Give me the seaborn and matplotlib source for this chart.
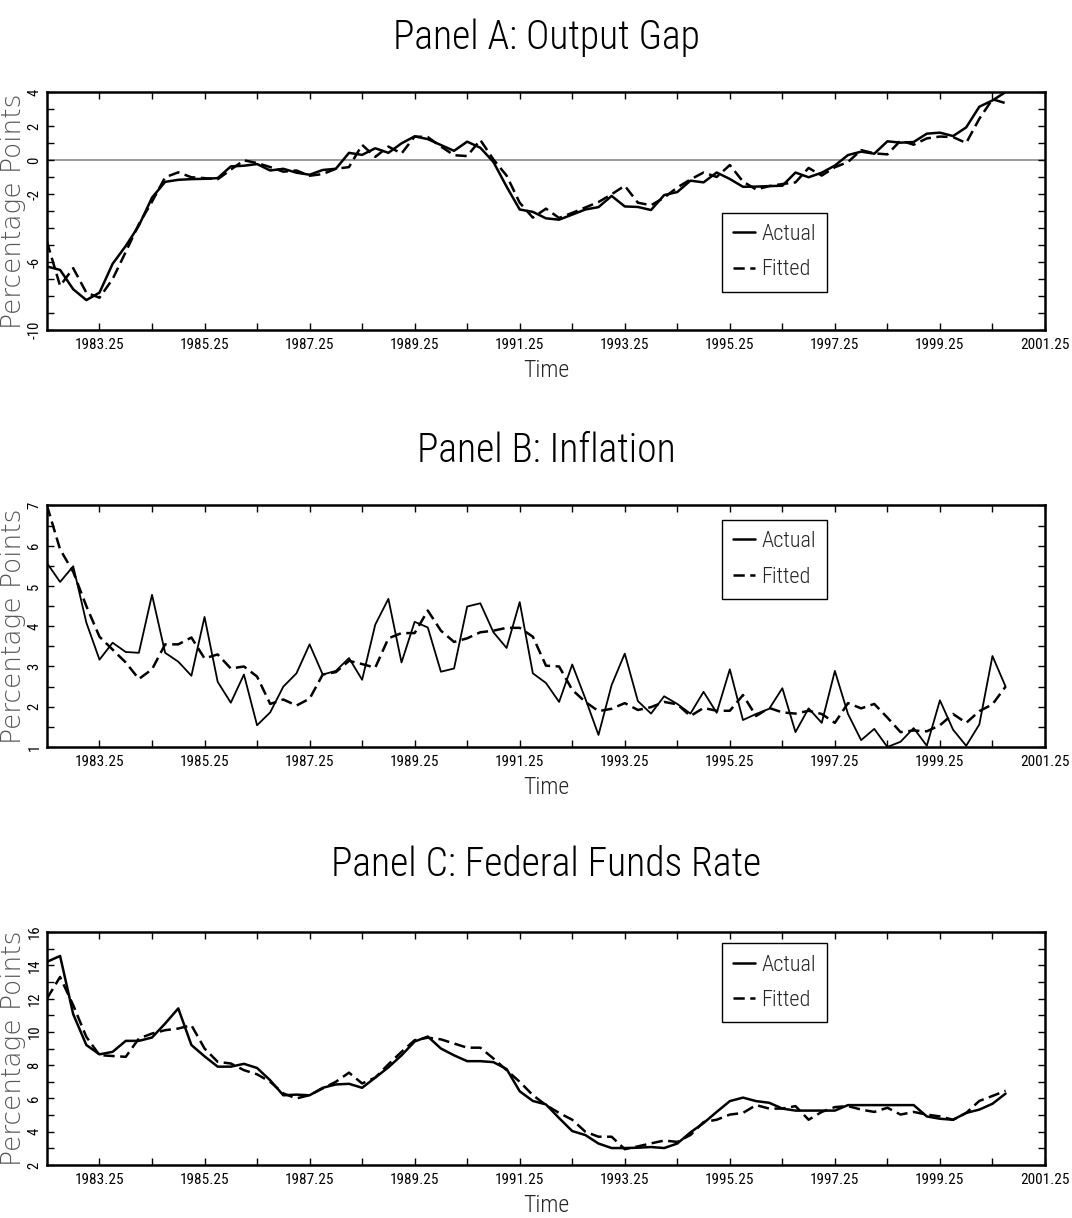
import numpy as np
import pandas as pd
import matplotlib
matplotlib.use('Agg')
import matplotlib.pyplot as plt
import seaborn as sns
from matplotlib import font_manager

# quarterly observations, 1982.25 ... 2000.50
quarters = np.arange(1982.25, 2000.75, 0.25)

gap_actual = [-6.26, -6.46, -7.6, -8.24, -7.8, -6.1, -5.05, -3.85, -2.2, -1.27,
              -1.15, -1.11, -1.09, -1.05, -0.36, -0.32, -0.22, -0.6, -0.5, -0.73,
              -0.85, -0.57, -0.5, 0.44, 0.32, 0.71, 0.44, 1.0, 1.41, 1.25,
              0.9, 0.56, 1.1, 0.74, -0.1, -1.55, -2.9, -3.04, -3.42, -3.5,
              -3.2, -2.9, -2.76, -2.1, -2.72, -2.75, -2.93, -2.05, -1.87, -1.2,
              -1.3, -0.72, -1.1, -1.56, -1.55, -1.52, -1.5, -0.72, -1.0, -0.73,
              -0.31, 0.31, 0.51, 0.39, 1.12, 1.04, 1.08, 1.57, 1.63, 1.43,
              1.94, 3.16, 3.53, 4.02]
gap_fitted = [-4.8, -7.4, -6.36, -7.8, -8.1, -7.0, -5.4, -3.76, -2.44, -1.0,
              -0.71, -1.0, -1.05, -1.12, -0.55, 0.0, -0.16, -0.4, -0.67, -0.6,
              -0.91, -0.81, -0.5, -0.4, 0.91, 0.2, 0.81, 0.4, 1.4, 1.37,
              0.81, 0.3, 0.25, 1.2, 0.05, -0.9, -2.5, -3.38, -2.85, -3.4,
              -3.1, -2.78, -2.46, -2.0, -1.5, -2.5, -2.65, -2.2, -1.6, -1.13,
              -0.72, -0.98, -0.28, -1.25, -1.72, -1.52, -1.4, -1.3, -0.45, -0.9,
              -0.41, -0.1, 0.6, 0.41, 0.35, 1.16, 0.92, 1.29, 1.4, 1.37,
              1.02, 2.45, 3.6, 3.37]

infl_actual = [5.57, 5.10, 5.49, 4.09, 3.17, 3.59, 3.36, 3.34, 4.78, 3.34,
               3.12, 2.77, 4.23, 2.62, 2.10, 2.80, 1.54, 1.86, 2.5, 2.83,
               3.55, 2.80, 2.89, 3.21, 2.67, 4.04, 4.68, 3.10, 4.11, 3.97,
               2.87, 2.95, 4.49, 4.57, 3.85, 3.46, 4.6, 2.83, 2.59, 2.12,
               3.05, 2.2, 1.30, 2.54, 3.32, 2.14, 1.83, 2.26, 2.07, 1.83,
               2.37, 1.85, 2.93, 1.67, 1.82, 1.95, 2.46, 1.37, 1.96, 1.60,
               2.89, 1.82, 1.17, 1.45, 1.0, 1.13, 1.47, 1.03, 2.16, 1.43,
               1.03, 1.56, 3.26, 2.5]
infl_fitted = [7.0, 5.91, 5.35, 4.5, 3.74, 3.42, 3.1, 2.69, 2.93, 3.55,
               3.55, 3.72, 3.2, 3.3, 2.95, 3.0, 2.75, 2.07, 2.18, 2.03,
               2.2, 2.8, 2.86, 3.14, 3.06, 2.97, 3.7, 3.83, 3.83, 4.39,
               3.89, 3.61, 3.7, 3.85, 3.89, 3.96, 3.96, 3.74, 3.02, 3.0,
               2.42, 2.12, 1.89, 1.95, 2.09, 1.92, 1.99, 2.12, 2.06, 1.77,
               1.97, 1.9, 1.9, 2.29, 1.77, 1.97, 1.86, 1.83, 1.9, 1.82,
               1.6, 2.09, 1.96, 2.07, 1.73, 1.37, 1.41, 1.39, 1.54, 1.82,
               1.6, 1.89, 2.06, 2.5]

ffr_actual = [14.21, 14.56, 11.06, 9.21, 8.65, 8.8, 9.46, 9.46, 9.66, 10.5,
              11.41, 9.21, 8.53, 7.91, 7.91, 8.08, 7.83, 7.09, 6.19, 6.23,
              6.19, 6.64, 6.84, 6.88, 6.64, 7.25, 7.87, 8.59, 9.42, 9.72,
              9.0, 8.59, 8.24, 8.24, 8.18, 7.77, 6.43, 5.85, 5.64, 4.82,
              4.04, 3.8, 3.29, 3.02, 3.02, 3.04, 3.08, 3.02, 3.29, 3.96,
              4.52, 5.19, 5.84, 6.05, 5.84, 5.74, 5.39, 5.27, 5.27, 5.27,
              5.27, 5.6, 5.6, 5.6, 5.6, 5.6, 5.6, 4.92, 4.78, 4.72,
              5.13, 5.33, 5.68, 6.29]
ffr_fitted = [12.0, 13.3, 11.6, 9.7, 8.6, 8.55, 8.5, 9.6, 9.9, 10.1,
              10.2, 10.4, 9.0, 8.2, 8.1, 7.7, 7.45, 7.0, 6.3, 6.0,
              6.2, 6.6, 7.0, 7.55, 6.9, 7.25, 8.05, 8.8, 9.5, 9.65,
              9.55, 9.3, 9.05, 9.05, 8.4, 7.7, 7.0, 6.2, 5.6, 5.13,
              4.72, 4.0, 3.7, 3.7, 2.95, 3.12, 3.3, 3.47, 3.39, 3.8,
              4.58, 4.72, 5.03, 5.13, 5.6, 5.39, 5.39, 5.54, 4.72, 5.19,
              5.48, 5.54, 5.33, 5.19, 5.44, 5.03, 5.19, 5.03, 4.92, 4.72,
              5.13, 5.85, 6.15, 6.46]

titles = ['Panel A: Output Gap', 'Panel B: Inflation', 'Panel C: Federal Funds Rate']
year_ticks = np.arange(1983.25, 2001.5, 1.0)
gap_labels = [4, 2, 0, -2, -6, -10]
infl_labels = [1, 2, 3, 4, 5, 6, 7]
ffr_labels = [2, 4, 6, 8, 10, 12, 14, 16]


def pick_font(candidates):
    installed = {f.name for f in font_manager.fontManager.ttflist}
    for name in candidates:
        if name in installed:
            return name
    return 'DejaVu Sans'


NARROW = pick_font(['Liberation Sans Narrow', 'DejaVu Sans Condensed',
                    'Roboto Condensed', 'Open Sans Condensed'])

sns.set_style('ticks')
plt.rcParams['font.family'] = [NARROW, 'DejaVu Sans']
plt.rcParams['axes.unicode_minus'] = False


def draw_panel(ax, title, actual, fitted, ylim, tick_step, labelled,
               legend_top, title_pad, actual_lw=1.8):
    n = len(quarters)
    df = pd.DataFrame({
        'Time': np.concatenate([quarters, quarters]),
        'Value': np.concatenate([actual, fitted]),
        'Series': ['Actual'] * n + ['Fitted'] * n,
    })
    sns.lineplot(data=df, x='Time', y='Value', style='Series',
                 dashes={'Actual': '', 'Fitted': (4.5, 2.2)},
                 color='black', linewidth=1.8, ax=ax)
    ax.lines[0].set_linewidth(actual_lw)

    ax.set_xlim(1982.25, 2001.25)
    ax.set_ylim(*ylim)

    # labelled ticks are major, the rest are minor ticks of the same length
    ax.set_xticks(year_ticks[::2])
    ax.set_xticklabels([f'{y:.2f}' for y in year_ticks[::2]])
    ax.set_xticks(year_ticks[1::2], minor=True)
    yt = np.arange(ylim[0], ylim[1] + tick_step / 2, tick_step)
    ax.set_yticks(sorted(labelled))
    ax.set_yticklabels([f'{v:g}' for v in sorted(labelled)],
                       rotation=90, va='center')
    ax.set_yticks([v for v in yt if v not in labelled], minor=True)

    ax.tick_params(which='both', direction='in', top=True, right=True,
                   length=5, width=1, colors='black')
    ax.tick_params(axis='x', labelsize=11, pad=6)
    ax.tick_params(axis='y', labelsize=10.5, pad=4)
    for sp in ax.spines.values():
        sp.set_linewidth(1.8)
        sp.set_color('black')

    ax.set_xlabel('Time', fontsize=17, labelpad=5, fontweight='light')
    ax.set_ylabel('')
    ax.set_title(title, fontsize=28.5, pad=title_pad, color='black',
                 fontweight='light')

    handles, labels = ax.get_legend_handles_labels()
    keep = [(h, l) for h, l in zip(handles, labels) if l in ('Actual', 'Fitted')]
    leg = ax.legend([h for h, _ in keep], [l for _, l in keep],
                    loc='upper left', bbox_to_anchor=(0.676, legend_top),
                    borderaxespad=0, frameon=True, fancybox=False,
                    edgecolor='black', framealpha=1,
                    prop={'size': 16, 'weight': 'light'},
                    handlelength=1.0, handletextpad=0.3, borderpad=0.5,
                    labelspacing=0.65)
    leg.get_frame().set_linewidth(1.0)


fig = plt.figure(figsize=(10.72, 12.18), dpi=100)
boxes = [[0.0438, 0.7291, 0.931, 0.1950],
         [0.0438, 0.3867, 0.931, 0.1983],
         [0.0438, 0.0435, 0.931, 0.1913]]
axes = [fig.add_axes(b) for b in boxes]

draw_panel(axes[0], titles[0], gap_actual, gap_fitted, (-10, 4), 1,
           gap_labels, 0.493, 31)
axes[0].axhline(0, color='#808080', linewidth=1.1, zorder=0)
draw_panel(axes[1], titles[1], infl_actual, infl_fitted, (1, 7), 0.5,
           infl_labels, 0.94, 31, actual_lw=1.3)
draw_panel(axes[2], titles[2], ffr_actual, ffr_fitted, (2, 16), 1,
           ffr_labels, 0.951, 40)

for ax, b in zip(axes, boxes):
    fig.text(0.0125, b[1] + b[3] / 2, 'Percentage Points', rotation=90,
             ha='center', va='center', fontsize=19, color='#555555',
             family='DejaVu Sans', fontweight='light')

fig.savefig('out.png', dpi=100)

● **What you need to do**
Repeat the listing above exactly from its first line to the line containing "1.02, 2.45, 3.6, 3.37]", both included, and omit the pictures.

● **Task solution**
Give me the seaborn and matplotlib source for this chart.
import numpy as np
import pandas as pd
import matplotlib
matplotlib.use('Agg')
import matplotlib.pyplot as plt
import seaborn as sns
from matplotlib import font_manager

# quarterly observations, 1982.25 ... 2000.50
quarters = np.arange(1982.25, 2000.75, 0.25)

gap_actual = [-6.26, -6.46, -7.6, -8.24, -7.8, -6.1, -5.05, -3.85, -2.2, -1.27,
              -1.15, -1.11, -1.09, -1.05, -0.36, -0.32, -0.22, -0.6, -0.5, -0.73,
              -0.85, -0.57, -0.5, 0.44, 0.32, 0.71, 0.44, 1.0, 1.41, 1.25,
              0.9, 0.56, 1.1, 0.74, -0.1, -1.55, -2.9, -3.04, -3.42, -3.5,
              -3.2, -2.9, -2.76, -2.1, -2.72, -2.75, -2.93, -2.05, -1.87, -1.2,
              -1.3, -0.72, -1.1, -1.56, -1.55, -1.52, -1.5, -0.72, -1.0, -0.73,
              -0.31, 0.31, 0.51, 0.39, 1.12, 1.04, 1.08, 1.57, 1.63, 1.43,
              1.94, 3.16, 3.53, 4.02]
gap_fitted = [-4.8, -7.4, -6.36, -7.8, -8.1, -7.0, -5.4, -3.76, -2.44, -1.0,
              -0.71, -1.0, -1.05, -1.12, -0.55, 0.0, -0.16, -0.4, -0.67, -0.6,
              -0.91, -0.81, -0.5, -0.4, 0.91, 0.2, 0.81, 0.4, 1.4, 1.37,
              0.81, 0.3, 0.25, 1.2, 0.05, -0.9, -2.5, -3.38, -2.85, -3.4,
              -3.1, -2.78, -2.46, -2.0, -1.5, -2.5, -2.65, -2.2, -1.6, -1.13,
              -0.72, -0.98, -0.28, -1.25, -1.72, -1.52, -1.4, -1.3, -0.45, -0.9,
              -0.41, -0.1, 0.6, 0.41, 0.35, 1.16, 0.92, 1.29, 1.4, 1.37,
              1.02, 2.45, 3.6, 3.37]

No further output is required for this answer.